キャビンで目を覚ます。就寝前に枕元に置いた腕時計の針は、午後6時50分を示している。ただしこの時計は日本を出たときのまま、時差の調整をしていない。日本との時差は14時間のはずだから、現在の正確な時刻は午前4時50分ということになる。そろそろ夜明けのはずだ。
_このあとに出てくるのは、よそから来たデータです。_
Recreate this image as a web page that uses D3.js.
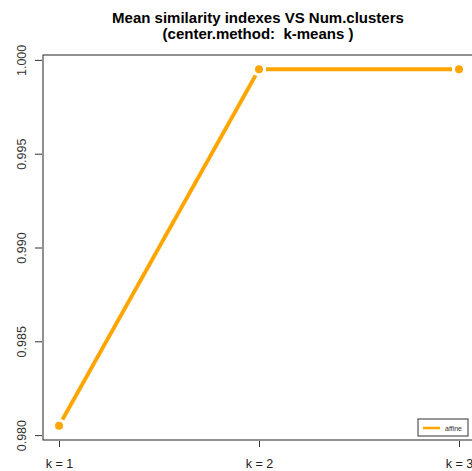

まだ薄闇のデッキに出る。船尾、つまり東側の空は、微かに明るくなっている。
デッキをぐるりと回る。船首の向こうに黒い陸地が見える。そしてぽつぽつと見えるオレンジ色の光。現在の船の速度は20ノット強のはず。時速にすれば40キロ近く。ほとんど車の速度だ。つまり船は(多くの人が抱くイメージより)かなり速い。陸地は少しずつ大きくなり、そして明るくなる。オレンジ色の光のほとんどは街灯のようだけど、人家の灯りらしき光も見える。ゆっくりと動く光はおそらく車だろう。
「おはようございます」
背後からふいに声をかけられた。振り返れば、今年の春に会社を退職したばかりだという市原さんだ。デッキの手すりに手をかけた市原さんは、前方の黒い陸地をまじまじと眺めてから、「やっと来たねえ」とつぶやいた。
「森さんはイースター島は初めてかい?」
「初めてです。市原さんは?」
「もちろん初めてだよ」
「めったに来れるところじゃないですもんね」
「そうそう」
うなずきながら市原さんは、船尾の方向に視線を送る。水平線の上に姿を現しかけた太陽の光が、海面に一筋の光の帯を作りながら、キラキラと無数のガラスの破片を散りばめたように反射している。続々と薄暗いデッキに上がってきた大勢の乗船客たちは、双眼鏡を目に当てながら興奮気味だ。
イメージは「何となく無人島」、でも本当は違う
見えますか?
いや見えない。
あれは違うのかな。
あれは樹だよ。
だって並んでいるよ。
本当だ。もしかしたらあれかな。
そんな声があちこちから聞こえてくる。隣に来た年配の女性が双眼鏡を貸してくれる。目に当てれば、海岸沿いの集落の所々に、横一列に並ぶ幾つかの黒い突起が見える。でも形まではまだわからない。